Low exposure to mercury has been reported to play a role in immune system dysregulation[12, 13]. It may trigger autoimmune diseases such as systemic lupus erythematosus and multiple sclerosis[14–16]. An aberrant immune response resulting in inflammatory bowel disease-like lesions has been associated with mercury intoxication[12]. Heis et al. reported a case of unexplained haemorrhagic colitis after acute mercury exposure in a patient without a history of inflammatory bowel disease[12].
The concomitant presentation in our patient of neurological, cutaneous and gastrointestinal clinical findings that completely disappeared after cessation of exposure suggests that granulomatous ileitis could be related to systemic mercury intoxication rather than Crohn's disease. Further studies are needed to confirm the potential role of mercury in granulomatous ileitis.

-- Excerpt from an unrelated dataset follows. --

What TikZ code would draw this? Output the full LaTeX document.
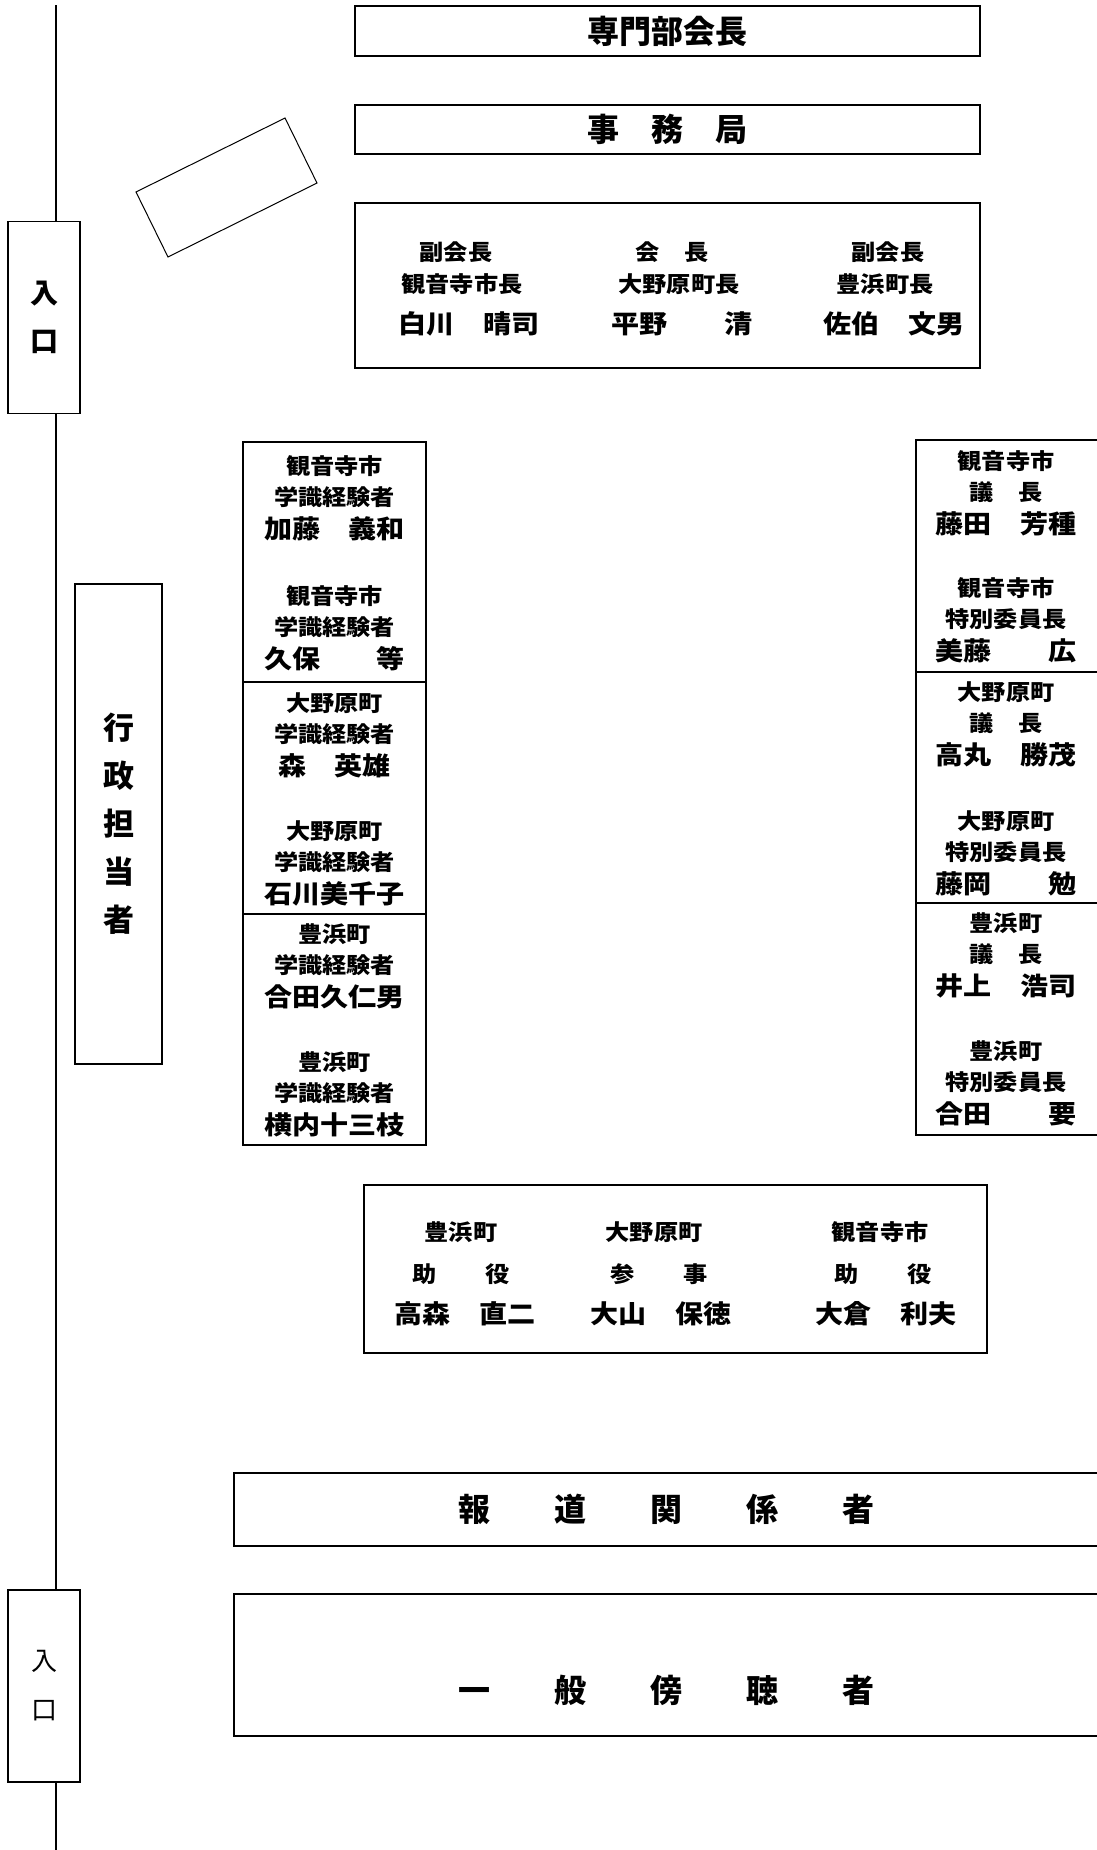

The management of elemental mercury poisoning is not well defined. Treatment modalities that may be helpful include specific therapy such as chelation (e.g. dimercaprol, succimer, unithiol, penicillamine) or non-specific therapeutic measures such as intravenous hydration and symptomatic treatment[4]. In our case, the patient received a systemic corticosteroid with significant clinical improvement. Whether steroids play a specific role in mercury intoxication treatment or reduce systemic inflammation requires further research and investigation.

CONCLUSION

In our patient, chronic mercury exposure induced many clinical anomalies due to the simultaneous and severe involvement of multiple organs. Symptomatic treatment and corticosteroid administration ensured rapid clinical improvement.
Chronic mercury poisoning could masquerade as an autoimmune or systemic inflammatory disease. Hence, physicians should be aware that low exposure to mercury, even from artisanal gold mining, might be harmful to health. Management can be simple without the need for aggressive or invasive therapeutic measures. Large case series are required in order to establish a clear management plan.